“Advisory Services Spotlight” is a regular ULI Connect feature that provides a quick overview of a recent ULI Advisory Services panel, the land use challenge addressed by panelists, and recommendations made to the sponsor city or institution. This month, we feature a panel for the University of Denver held in June 2016. The full report and a summary are also available if you would like to learn more about the panel’s work.
The land use challenge. Located south of downtown Denver and a vital player in the local and regional economy, the University of Denver (DU) is Colorado’s oldest private institution of higher education and has a student enrollment of nearly 13,000. In June, DU asked a ULI Advisory Services panel for advice on how to open up the campus to the Greater Denver community—physically, socially, and economically—and transform it into a more inviting, vibrant, and engaged place.
The context. DU attracts students from around the country, the majority of whom remain in Colorado after graduation. It also offers several nationally ranked programs, including in the fields of business and international studies, and is a major employer in the region. According to feedback from more than 2,500 students, faculty, and community members solicited through a strategic planning process led by university chancellor Rebecca Chopp, the DU feels closed off and inaccessible. With its topnotch programs and state-of-the-art facilities, DU is known more as one of Denver’s “best-kept secrets” rather than as a hub for engagement, innovation, and transformative ideas—the new vision for the university set forth by “DU Impact 2025,” the recently approved strategic plan. Chopp and others sought ULI’s land use expertise to help DU develop a strategy to turn its vision for the campus into reality.
The assignment. The panel focused on four areas of inquiry:
- Placemaking strategies for activating the campus;
- Improved mobility both to and within the campus—through light rail, and bike and car sharing;
- Tools available to spur more economic development, such as special taxing districts and public/private partnerships; and
- Ideas for more meaningful community engagement to foster town/gown relations and elevate DU’s profile.
Recommendations. The ULI panel urged DU to be, above all, student- and people-focused. It recommended that DU foster closer ties with the city of Denver and expand community engagement through programming and events; consider working with the city and county to move the light-rail station closer to campus; change the DU mind-set to be open and inclusive; take advantage of retail and student housing development opportunities by working with the private sector; invite people to enjoy DU’s many green spaces and gardens to create a “community living room”; establish a campus gateway and smaller destinations within the campus through design and placemaking; and create an innovation hub that serves the entire Rocky Mountain region, marrying university ingenuity and resources with community needs.

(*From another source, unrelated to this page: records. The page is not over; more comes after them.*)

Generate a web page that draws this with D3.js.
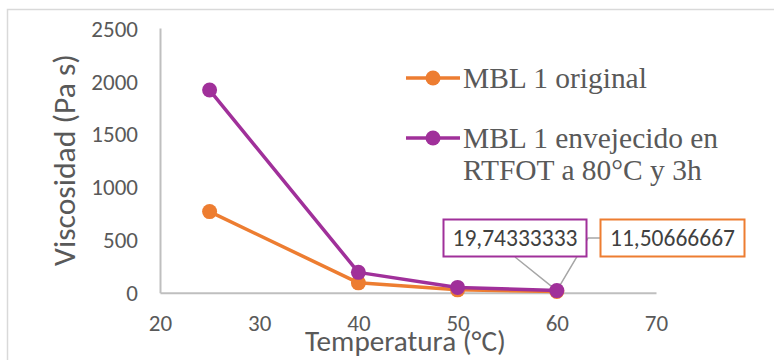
<!DOCTYPE html>
<html>
<head>
<meta charset="utf-8">
<script src="https://cdn.jsdelivr.net/npm/d3@7"></script>
<style>
  html, body { margin: 0; padding: 0; background: #fff; }
  svg { display: block; }
</style>
</head>
<body>
<svg id="chart" width="774" height="360"></svg>
<script>
// Viscosity vs temperature for two binder samples
const temperatures = [25, 40, 50, 60];
const originalVisc = [766, 93, 27, 11.50666667];
const agedVisc = [1914, 192, 50, 19.74333333];
const seriesNames = ["MBL 1 original", "MBL 1 envejecido en", "RTFOT a 80°C y 3h"];
const xTicks = [20, 30, 40, 50, 60, 70];
const yTicks = [0, 500, 1000, 1500, 2000, 2500];
const xTitle = "Temperatura (°C)";
const yTitle = "Viscosidad  (Pa s)";
const labelOriginal = "11,50666667";
const labelAged = "19,74333333";

const orange = "#ED7D31";
const purple = "#A0309A";
const grayText = "#595959";
const axisGray = "#BFBFBF";
const sans = "Carlito, 'Open Sans', 'Noto Sans', sans-serif";
const serif = "'Liberation Serif', 'DejaVu Serif', serif";

const svg = d3.select("#chart");

// size a text element so that it spans the given width
function fitWidth(sel, width) {
  const base = 20;
  sel.attr("font-size", base);
  const w = sel.node().getComputedTextLength();
  sel.attr("font-size", base * width / w);
  return sel;
}

// chart frame
svg.append("rect")
  .attr("x", 7.5).attr("y", 9.5)
  .attr("width", 800).attr("height", 400)
  .attr("fill", "none").attr("stroke", "#D9D9D9").attr("stroke-width", 1.5);

const x = d3.scaleLinear().domain([20, 70]).range([160, 656]);
const y = d3.scaleLinear().domain([0, 2500]).range([292.7, 28]);

// axes
const xAxis = d3.axisBottom(x).tickValues(xTicks).tickFormat(d3.format("d")).tickSize(0);
const yAxis = d3.axisLeft(y).tickValues(yTicks).tickFormat(d3.format("d")).tickSize(0).tickPadding(22);

const gx = svg.append("g").attr("transform", `translate(0,${y(0)})`).call(xAxis);
const gy = svg.append("g").attr("transform", `translate(${x(20)},0)`).call(yAxis);
[gx, gy].forEach(g => {
  g.select(".domain").attr("stroke", axisGray).attr("stroke-width", 2);
  g.selectAll("text").attr("fill", grayText).attr("font-family", sans).attr("font-size", 23);
});
gy.selectAll("text").attr("dy", "0.35em");
gx.selectAll("text").attr("dy", "0.35em").attr("y", 30);

// axis titles
const xt = svg.append("text")
  .attr("x", 305).attr("y", 351)
  .attr("font-family", sans).attr("fill", grayText)
  .text(xTitle);
fitWidth(xt, 201);
const yt = svg.append("text")
  .attr("transform", "translate(75,160) rotate(-90)")
  .attr("text-anchor", "middle")
  .attr("font-family", sans).attr("fill", grayText)
  .text(yTitle);
fitWidth(yt, 212);

// leader lines for the data labels
const pLast = [x(temperatures[3]), y(agedVisc[3])];
svg.append("polyline")
  .attr("points", `515,257 ${pLast[0]},${pLast[1]} 588,238 600,238`)
  .attr("fill", "none").attr("stroke", "#A6A6A6").attr("stroke-width", 1.5);

// series lines and markers
const line = d3.line().x((d, i) => x(temperatures[i])).y(d => y(d));
const series = [
  { values: originalVisc, color: orange },
  { values: agedVisc, color: purple }
];
series.forEach(s => {
  svg.append("path").datum(s.values)
    .attr("d", line).attr("fill", "none")
    .attr("stroke", s.color).attr("stroke-width", 3.5).attr("stroke-linejoin", "round");
  svg.append("g").selectAll("circle").data(s.values).join("circle")
    .attr("cx", (d, i) => x(temperatures[i])).attr("cy", d => y(d))
    .attr("r", 7.5).attr("fill", s.color);
});

// data label boxes
function dataLabel(x0, y0, w, h, color, txt) {
  svg.append("rect").attr("x", x0).attr("y", y0).attr("width", w).attr("height", h)
    .attr("fill", "#fff").attr("stroke", color).attr("stroke-width", 2);
  const t = svg.append("text").attr("x", x0 + w / 2).attr("y", y0 + h / 2).attr("dy", "0.35em")
    .attr("text-anchor", "middle").attr("font-family", sans)
    .attr("fill", "#404040").text(txt);
  fitWidth(t, 125);
}
dataLabel(443.5, 219.5, 143, 37, purple, labelAged);
dataLabel(600.5, 219.5, 144, 37, orange, labelOriginal);

// legend
const legend = svg.append("g");
const legendRows = [
  { color: orange, lineY: 78, texts: [[seriesNames[0], 88]] },
  { color: purple, lineY: 138, texts: [[seriesNames[1], 148], [seriesNames[2], 180]] }
];
const probe = legend.append("text").attr("font-family", serif).text(seriesNames[0]);
fitWidth(probe, 184);
const legendSize = +probe.attr("font-size");
probe.remove();
legendRows.forEach(r => {
  legend.append("line").attr("x1", 406).attr("x2", 460).attr("y1", r.lineY).attr("y2", r.lineY)
    .attr("stroke", r.color).attr("stroke-width", 3.5);
  legend.append("circle").attr("cx", 433).attr("cy", r.lineY).attr("r", 7.5).attr("fill", r.color);
  r.texts.forEach(([t, ty]) => {
    legend.append("text").attr("x", 463).attr("y", ty)
      .attr("font-family", serif).attr("font-size", legendSize).attr("fill", grayText).text(t);
  });
});
</script>
</body>
</html>
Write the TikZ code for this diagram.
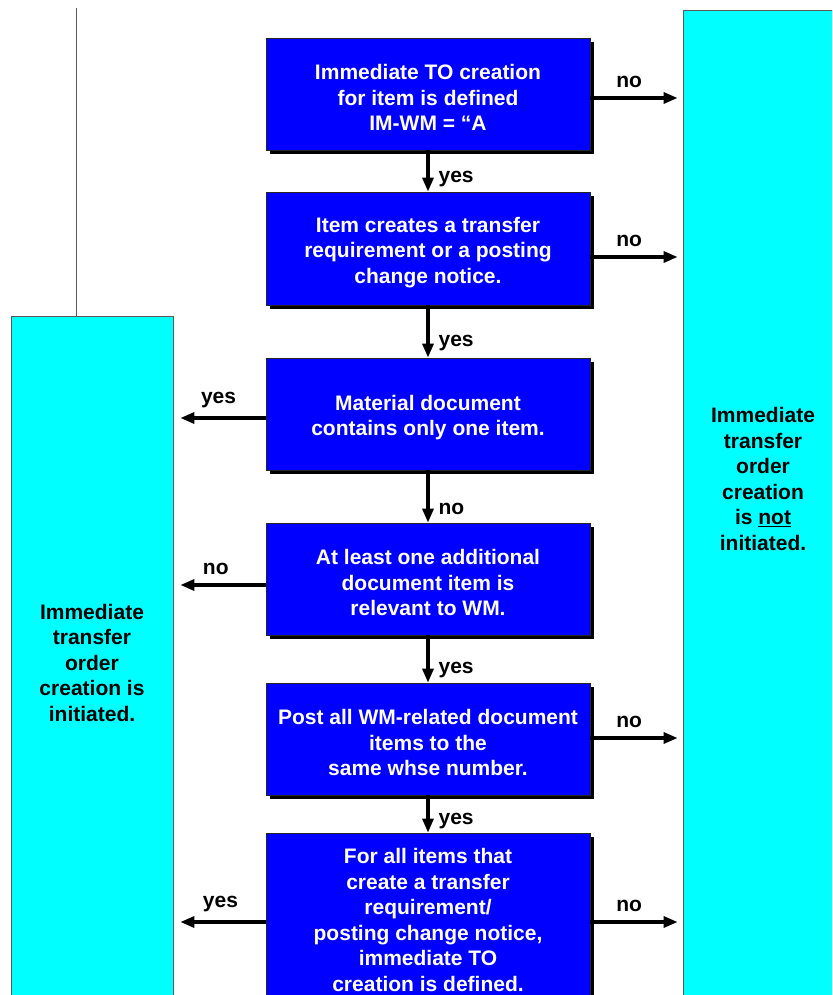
\documentclass[tikz,border=0pt]{standalone}
\usepackage{fontspec}
\setmainfont{Liberation Sans}
\usetikzlibrary{arrows.meta,shadows}

\definecolor{stepblue}{RGB}{0,0,255}
\definecolor{resultcyan}{RGB}{0,255,255}
\definecolor{framegray}{RGB}{90,90,90}

% extra room above the first line, so the text sits a little low in each box
\newcommand{\firstline}{\rule{0pt}{22.5pt}}

\tikzset{
  txt/.style={font=\fontsize{21}{25.5}\selectfont\bfseries, align=center},
  stepbox/.style={txt, draw=black!85, line width=0.8pt, fill=stepblue, text=white,
    minimum width=324pt, inner sep=0pt,
    drop shadow={shadow xshift=4pt, shadow yshift=-4pt, fill=black, opacity=1}},
  resultbox/.style={draw=framegray, line width=0.8pt, fill=resultcyan,
    minimum width=162pt, inner sep=0pt},
  arr/.style={line width=3.2pt, -{Triangle[length=14pt,width=11pt]}},
  lbl/.style={font=\fontsize{21}{25}\selectfont\bfseries, inner sep=0pt},
  vlbl/.style={lbl, anchor=base west, xshift=9pt},
  hlbl/.style={lbl, above=9pt},
}

\begin{document}
\begin{tikzpicture}[x=1pt,y=-1pt]
\path[use as bounding box] (0,0) rectangle (832,995);
\clip (0,0) rectangle (832,995);
\fill[white] (0,0) rectangle (832,995);

% outcome columns
\node[resultbox, minimum height=1000pt] (R) at (764,510) {};
\node[txt, text=black] (Rtext) at (763,479)
  {Immediate\\transfer\\order\\creation\\is \underline{not}\\initiated.};
\node[resultbox, minimum height=693pt, txt, text=black] (L) at (92,662.5)
  {Immediate\\transfer\\order\\creation is\\initiated.};

% thin rule above the left column
\coordinate (rule) at (76,8);
\draw[framegray, line width=0.8pt] (rule) -- (rule |- L.north);

% decision steps
\node[stepbox, minimum height=112pt] (b1) at (428,94)
  {\firstline Immediate TO creation\\for item is defined\\IM-WM = “A};
\node[stepbox, minimum height=113pt] (b2) at (428,248.5)
  {\firstline Item creates a transfer\\requirement or a posting\\change notice.};
\node[stepbox, minimum height=112pt] (b3) at (428,414)
  {\firstline Material document\\contains only one item.};
\node[stepbox, minimum height=112pt] (b4) at (428,579)
  {\firstline At least one additional\\document item is\\relevant to WM.};
\node[stepbox, minimum height=112pt] (b5) at (428,739)
  {\firstline Post all WM-related document\\items to the\\same whse number.};
\node[stepbox, minimum height=174pt] (b6) at (428,920)
  {For all items that\\create a transfer\\requirement/\\posting change notice,\\immediate TO\\creation is defined.};

% main flow
\draw[arr] (b1.south) -- node[vlbl, pos=0.71, yshift=-3pt] {yes} (b2.north);
\draw[arr] (b2.south) -- node[vlbl, pos=0.74, yshift=-2pt] {yes} (b3.north);
\draw[arr] (b3.south) -- node[vlbl, pos=0.85] {no} (b4.north);
\draw[arr] (b4.south) -- node[vlbl, pos=0.75, yshift=-3pt] {yes} (b5.north);
\draw[arr] (b5.south) -- node[vlbl, pos=0.68, yshift=-4pt] {yes} (b6.north);

% exit points on the box sides
\coordinate (o1) at ([yshift=-4pt]b1.east);
\coordinate (o2) at ([yshift=-8.5pt]b2.east);
\coordinate (o5) at ([yshift=1pt]b5.east);
\coordinate (o6) at ([yshift=-2pt]b6.east);
\coordinate (i3) at ([yshift=-4pt]b3.west);
\coordinate (i4) at ([yshift=-6pt]b4.west);
\coordinate (i6) at ([yshift=-2pt]b6.west);

% exits to the right column
\draw[arr, shorten >=5pt] (o1) -- node[hlbl, pos=0.42] {no} (o1 -| R.west);
\draw[arr, shorten >=5pt] (o2) -- node[hlbl, pos=0.42] {no} (o2 -| R.west);
\draw[arr, shorten >=5pt] (o5) -- node[hlbl, pos=0.42] {no} (o5 -| R.west);
\draw[arr, shorten >=5pt] (o6) -- node[hlbl, pos=0.42] {no} (o6 -| R.west);

% exits to the left column
\draw[arr, shorten >=7pt] (i3) -- node[hlbl, pos=0.51] {yes} (i3 -| L.east);
\draw[arr, shorten >=7pt] (i4) -- node[hlbl, pos=0.54] {no} (i4 -| L.east);
\draw[arr, shorten >=7pt] (i6) -- node[hlbl, pos=0.49] {yes} (i6 -| L.east);
\end{tikzpicture}
\end{document}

Panel chair Glenda Hood: “DU is already an economic driver and engine for the city of Denver and the entire Rocky Mountain region. Our Advisory Services panel provided insights on how the university can take itself to the next level by leveraging proximity to Denver and becoming a more open, welcoming, and engaged neighbor. We strongly urged DU to embrace thinking differently in order to transform itself from an excellent but inward-facing campus into the go-to resource for ideas, innovation, engagement, and problem solving for the Greater Denver community. With chancellor Chopp at the helm and a new strategic plan in place, DU is poised to grow and develop not only as an academic institution, but to fully embrace its role as a community thought leader and facilitator for the region.”
Next steps. The ULI report has led DU to develop its first campus master plan in 40 years, says David Greenberg, DU vice chancellor for institutional partnerships. Several of the panel’s recommendations will inform the process, helping DU achieve several goals laid out in its strategic plan, including breaking down academic silos through a more interdisciplinary approach, making the student experience more personalized and meaningful, and strengthening relationships with Denver. The ULI panel offered “the perfect solution,” Greenberg says, for reaching a common understanding among stakeholders—students, faculty, community leaders, city planners, and elected officials—so that DU can reach its potential through changes to the built environment. “Without ULI, I don’t know how that would’ve happened,” he says.